### SOURCE EXCERPT

════════════════

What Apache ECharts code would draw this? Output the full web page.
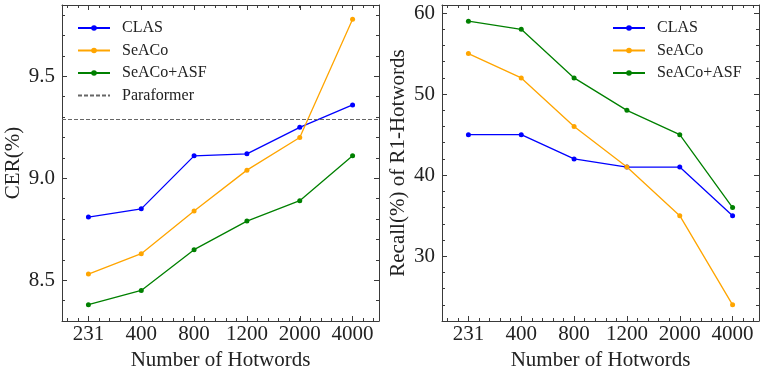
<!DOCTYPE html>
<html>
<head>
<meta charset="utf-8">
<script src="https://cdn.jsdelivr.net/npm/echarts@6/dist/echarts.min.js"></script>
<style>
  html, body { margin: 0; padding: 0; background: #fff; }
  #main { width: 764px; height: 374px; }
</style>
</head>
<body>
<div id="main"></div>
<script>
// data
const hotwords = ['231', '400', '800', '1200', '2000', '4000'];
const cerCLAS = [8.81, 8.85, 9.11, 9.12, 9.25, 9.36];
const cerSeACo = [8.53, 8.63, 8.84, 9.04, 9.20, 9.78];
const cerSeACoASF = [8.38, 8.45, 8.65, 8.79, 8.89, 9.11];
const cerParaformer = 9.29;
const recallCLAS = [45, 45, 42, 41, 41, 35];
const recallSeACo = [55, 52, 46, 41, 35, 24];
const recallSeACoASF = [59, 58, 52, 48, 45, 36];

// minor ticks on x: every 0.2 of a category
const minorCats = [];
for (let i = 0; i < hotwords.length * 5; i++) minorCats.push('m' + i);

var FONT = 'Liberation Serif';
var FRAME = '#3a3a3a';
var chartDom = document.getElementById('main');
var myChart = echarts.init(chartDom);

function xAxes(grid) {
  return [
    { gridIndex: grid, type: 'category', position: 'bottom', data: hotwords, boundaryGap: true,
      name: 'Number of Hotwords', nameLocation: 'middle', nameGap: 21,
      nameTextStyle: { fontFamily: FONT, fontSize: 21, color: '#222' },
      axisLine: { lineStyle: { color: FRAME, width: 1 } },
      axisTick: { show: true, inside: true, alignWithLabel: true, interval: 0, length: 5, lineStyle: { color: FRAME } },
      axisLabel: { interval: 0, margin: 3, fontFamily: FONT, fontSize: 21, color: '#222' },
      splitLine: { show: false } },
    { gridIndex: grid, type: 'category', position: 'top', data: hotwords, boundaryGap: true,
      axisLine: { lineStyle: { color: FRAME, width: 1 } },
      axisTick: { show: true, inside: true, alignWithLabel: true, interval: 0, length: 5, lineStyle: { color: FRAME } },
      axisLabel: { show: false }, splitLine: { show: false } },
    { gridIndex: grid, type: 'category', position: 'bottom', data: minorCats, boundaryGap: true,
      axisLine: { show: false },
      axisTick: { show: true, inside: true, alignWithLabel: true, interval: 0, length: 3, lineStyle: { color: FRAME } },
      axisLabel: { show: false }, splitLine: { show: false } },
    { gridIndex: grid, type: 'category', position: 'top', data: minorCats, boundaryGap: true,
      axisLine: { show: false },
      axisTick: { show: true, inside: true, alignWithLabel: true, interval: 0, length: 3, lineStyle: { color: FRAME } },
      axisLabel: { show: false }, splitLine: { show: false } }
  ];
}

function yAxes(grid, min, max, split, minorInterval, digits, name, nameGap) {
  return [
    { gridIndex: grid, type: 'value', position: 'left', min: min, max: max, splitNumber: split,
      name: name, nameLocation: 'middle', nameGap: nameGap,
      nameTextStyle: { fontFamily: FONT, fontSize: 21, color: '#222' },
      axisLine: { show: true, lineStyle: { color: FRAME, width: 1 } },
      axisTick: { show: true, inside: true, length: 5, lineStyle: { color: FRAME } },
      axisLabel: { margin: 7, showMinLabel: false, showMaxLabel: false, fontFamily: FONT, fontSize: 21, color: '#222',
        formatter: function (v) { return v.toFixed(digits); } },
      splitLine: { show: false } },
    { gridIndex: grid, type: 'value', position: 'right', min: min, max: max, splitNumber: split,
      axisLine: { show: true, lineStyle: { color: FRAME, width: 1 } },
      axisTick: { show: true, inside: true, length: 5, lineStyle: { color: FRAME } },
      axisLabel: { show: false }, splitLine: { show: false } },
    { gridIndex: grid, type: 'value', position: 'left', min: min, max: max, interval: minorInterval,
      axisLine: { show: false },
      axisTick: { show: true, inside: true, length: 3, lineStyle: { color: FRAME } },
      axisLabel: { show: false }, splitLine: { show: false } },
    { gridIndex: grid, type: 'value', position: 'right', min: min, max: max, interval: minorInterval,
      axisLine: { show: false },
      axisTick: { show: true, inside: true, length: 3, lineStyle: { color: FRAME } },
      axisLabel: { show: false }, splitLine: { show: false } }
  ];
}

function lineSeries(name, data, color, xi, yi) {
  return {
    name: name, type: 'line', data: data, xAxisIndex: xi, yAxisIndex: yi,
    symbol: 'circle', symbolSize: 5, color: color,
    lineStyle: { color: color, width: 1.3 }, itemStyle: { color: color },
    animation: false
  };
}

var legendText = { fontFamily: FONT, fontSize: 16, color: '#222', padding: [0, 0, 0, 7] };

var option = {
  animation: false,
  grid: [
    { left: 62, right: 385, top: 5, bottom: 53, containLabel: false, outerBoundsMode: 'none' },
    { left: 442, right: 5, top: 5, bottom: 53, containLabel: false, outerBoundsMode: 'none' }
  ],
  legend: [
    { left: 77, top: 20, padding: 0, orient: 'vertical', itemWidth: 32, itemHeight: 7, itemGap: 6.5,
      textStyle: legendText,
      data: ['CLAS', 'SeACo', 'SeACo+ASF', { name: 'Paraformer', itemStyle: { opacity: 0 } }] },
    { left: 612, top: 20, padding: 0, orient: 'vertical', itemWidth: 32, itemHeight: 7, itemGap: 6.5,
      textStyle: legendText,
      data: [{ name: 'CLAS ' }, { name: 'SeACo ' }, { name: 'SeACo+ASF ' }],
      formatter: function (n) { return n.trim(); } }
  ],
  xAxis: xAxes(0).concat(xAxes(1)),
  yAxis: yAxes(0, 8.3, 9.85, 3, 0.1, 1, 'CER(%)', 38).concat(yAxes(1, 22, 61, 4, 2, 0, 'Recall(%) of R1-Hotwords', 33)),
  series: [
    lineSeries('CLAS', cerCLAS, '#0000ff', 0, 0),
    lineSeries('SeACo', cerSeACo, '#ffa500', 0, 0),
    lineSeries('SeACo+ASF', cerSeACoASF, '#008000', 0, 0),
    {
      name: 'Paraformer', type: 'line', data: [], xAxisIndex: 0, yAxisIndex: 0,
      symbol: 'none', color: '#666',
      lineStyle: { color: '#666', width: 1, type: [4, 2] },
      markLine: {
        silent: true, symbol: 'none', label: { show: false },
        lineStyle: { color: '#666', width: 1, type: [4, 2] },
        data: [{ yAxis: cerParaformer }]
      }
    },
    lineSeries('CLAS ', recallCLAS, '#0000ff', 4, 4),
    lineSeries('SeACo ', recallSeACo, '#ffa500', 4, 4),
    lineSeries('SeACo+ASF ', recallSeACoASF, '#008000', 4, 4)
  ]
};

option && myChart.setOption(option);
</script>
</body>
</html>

════════════════

### WRITTEN PROBLEM
Transcribe all the data word for word; the images stay out.

### OUTPUT FOR THIS EXERCISE
What Apache ECharts code would draw this? Output the full web page.
<!DOCTYPE html>
<html>
<head>
<meta charset="utf-8">
<script src="https://cdn.jsdelivr.net/npm/echarts@6/dist/echarts.min.js"></script>
<style>
  html, body { margin: 0; padding: 0; background: #fff; }
  #main { width: 764px; height: 374px; }
</style>
</head>
<body>
<div id="main"></div>
<script>
// data
const hotwords = ['231', '400', '800', '1200', '2000', '4000'];
const cerCLAS = [8.81, 8.85, 9.11, 9.12, 9.25, 9.36];
const cerSeACo = [8.53, 8.63, 8.84, 9.04, 9.20, 9.78];
const cerSeACoASF = [8.38, 8.45, 8.65, 8.79, 8.89, 9.11];
const cerParaformer = 9.29;
const recallCLAS = [45, 45, 42, 41, 41, 35];
const recallSeACo = [55, 52, 46, 41, 35, 24];
const recallSeACoASF = [59, 58, 52, 48, 45, 36];

// minor ticks on x: every 0.2 of a category
const minorCats = [];
for (let i = 0; i < hotwords.length * 5; i++) minorCats.push('m' + i);

var FONT = 'Liberation Serif';
var FRAME = '#3a3a3a';
var chartDom = document.getElementById('main');
var myChart = echarts.init(chartDom);

function xAxes(grid) {
  return [
    { gridIndex: grid, type: 'category', position: 'bottom', data: hotwords, boundaryGap: true,
      name: 'Number of Hotwords', nameLocation: 'middle', nameGap: 21,
      nameTextStyle: { fontFamily: FONT, fontSize: 21, color: '#222' },
      axisLine: { lineStyle: { color: FRAME, width: 1 } },
      axisTick: { show: true, inside: true, alignWithLabel: true, interval: 0, length: 5, lineStyle: { color: FRAME } },
      axisLabel: { interval: 0, margin: 3, fontFamily: FONT, fontSize: 21, color: '#222' },
      splitLine: { show: false } },
    { gridIndex: grid, type: 'category', position: 'top', data: hotwords, boundaryGap: true,
      axisLine: { lineStyle: { color: FRAME, width: 1 } },
      axisTick: { show: true, inside: true, alignWithLabel: true, interval: 0, length: 5, lineStyle: { color: FRAME } },
      axisLabel: { show: false }, splitLine: { show: false } },
    { gridIndex: grid, type: 'category', position: 'bottom', data: minorCats, boundaryGap: true,
      axisLine: { show: false },
      axisTick: { show: true, inside: true, alignWithLabel: true, interval: 0, length: 3, lineStyle: { color: FRAME } },
      axisLabel: { show: false }, splitLine: { show: false } },
    { gridIndex: grid, type: 'category', position: 'top', data: minorCats, boundaryGap: true,
      axisLine: { show: false },
      axisTick: { show: true, inside: true, alignWithLabel: true, interval: 0, length: 3, lineStyle: { color: FRAME } },
      axisLabel: { show: false }, splitLine: { show: false } }
  ];
}

function yAxes(grid, min, max, split, minorInterval, digits, name, nameGap) {
  return [
    { gridIndex: grid, type: 'value', position: 'left', min: min, max: max, splitNumber: split,
      name: name, nameLocation: 'middle', nameGap: nameGap,
      nameTextStyle: { fontFamily: FONT, fontSize: 21, color: '#222' },
      axisLine: { show: true, lineStyle: { color: FRAME, width: 1 } },
      axisTick: { show: true, inside: true, length: 5, lineStyle: { color: FRAME } },
      axisLabel: { margin: 7, showMinLabel: false, showMaxLabel: false, fontFamily: FONT, fontSize: 21, color: '#222',
        formatter: function (v) { return v.toFixed(digits); } },
      splitLine: { show: false } },
    { gridIndex: grid, type: 'value', position: 'right', min: min, max: max, splitNumber: split,
      axisLine: { show: true, lineStyle: { color: FRAME, width: 1 } },
      axisTick: { show: true, inside: true, length: 5, lineStyle: { color: FRAME } },
      axisLabel: { show: false }, splitLine: { show: false } },
    { gridIndex: grid, type: 'value', position: 'left', min: min, max: max, interval: minorInterval,
      axisLine: { show: false },
      axisTick: { show: true, inside: true, length: 3, lineStyle: { color: FRAME } },
      axisLabel: { show: false }, splitLine: { show: false } },
    { gridIndex: grid, type: 'value', position: 'right', min: min, max: max, interval: minorInterval,
      axisLine: { show: false },
      axisTick: { show: true, inside: true, length: 3, lineStyle: { color: FRAME } },
      axisLabel: { show: false }, splitLine: { show: false } }
  ];
}

function lineSeries(name, data, color, xi, yi) {
  return {
    name: name, type: 'line', data: data, xAxisIndex: xi, yAxisIndex: yi,
    symbol: 'circle', symbolSize: 5, color: color,
    lineStyle: { color: color, width: 1.3 }, itemStyle: { color: color },
    animation: false
  };
}

var legendText = { fontFamily: FONT, fontSize: 16, color: '#222', padding: [0, 0, 0, 7] };

var option = {
  animation: false,
  grid: [
    { left: 62, right: 385, top: 5, bottom: 53, containLabel: false, outerBoundsMode: 'none' },
    { left: 442, right: 5, top: 5, bottom: 53, containLabel: false, outerBoundsMode: 'none' }
  ],
  legend: [
    { left: 77, top: 20, padding: 0, orient: 'vertical', itemWidth: 32, itemHeight: 7, itemGap: 6.5,
      textStyle: legendText,
      data: ['CLAS', 'SeACo', 'SeACo+ASF', { name: 'Paraformer', itemStyle: { opacity: 0 } }] },
    { left: 612, top: 20, padding: 0, orient: 'vertical', itemWidth: 32, itemHeight: 7, itemGap: 6.5,
      textStyle: legendText,
      data: [{ name: 'CLAS ' }, { name: 'SeACo ' }, { name: 'SeACo+ASF ' }],
      formatter: function (n) { return n.trim(); } }
  ],
  xAxis: xAxes(0).concat(xAxes(1)),
  yAxis: yAxes(0, 8.3, 9.85, 3, 0.1, 1, 'CER(%)', 38).concat(yAxes(1, 22, 61, 4, 2, 0, 'Recall(%) of R1-Hotwords', 33)),
  series: [
    lineSeries('CLAS', cerCLAS, '#0000ff', 0, 0),
    lineSeries('SeACo', cerSeACo, '#ffa500', 0, 0),
    lineSeries('SeACo+ASF', cerSeACoASF, '#008000', 0, 0),
    {
      name: 'Paraformer', type: 'line', data: [], xAxisIndex: 0, yAxisIndex: 0,
      symbol: 'none', color: '#666',
      lineStyle: { color: '#666', width: 1, type: [4, 2] },
      markLine: {
        silent: true, symbol: 'none', label: { show: false },
        lineStyle: { color: '#666', width: 1, type: [4, 2] },
        data: [{ yAxis: cerParaformer }]
      }
    },
    lineSeries('CLAS ', recallCLAS, '#0000ff', 4, 4),
    lineSeries('SeACo ', recallSeACo, '#ffa500', 4, 4),
    lineSeries('SeACo+ASF ', recallSeACoASF, '#008000', 4, 4)
  ]
};

option && myChart.setOption(option);
</script>
</body>
</html>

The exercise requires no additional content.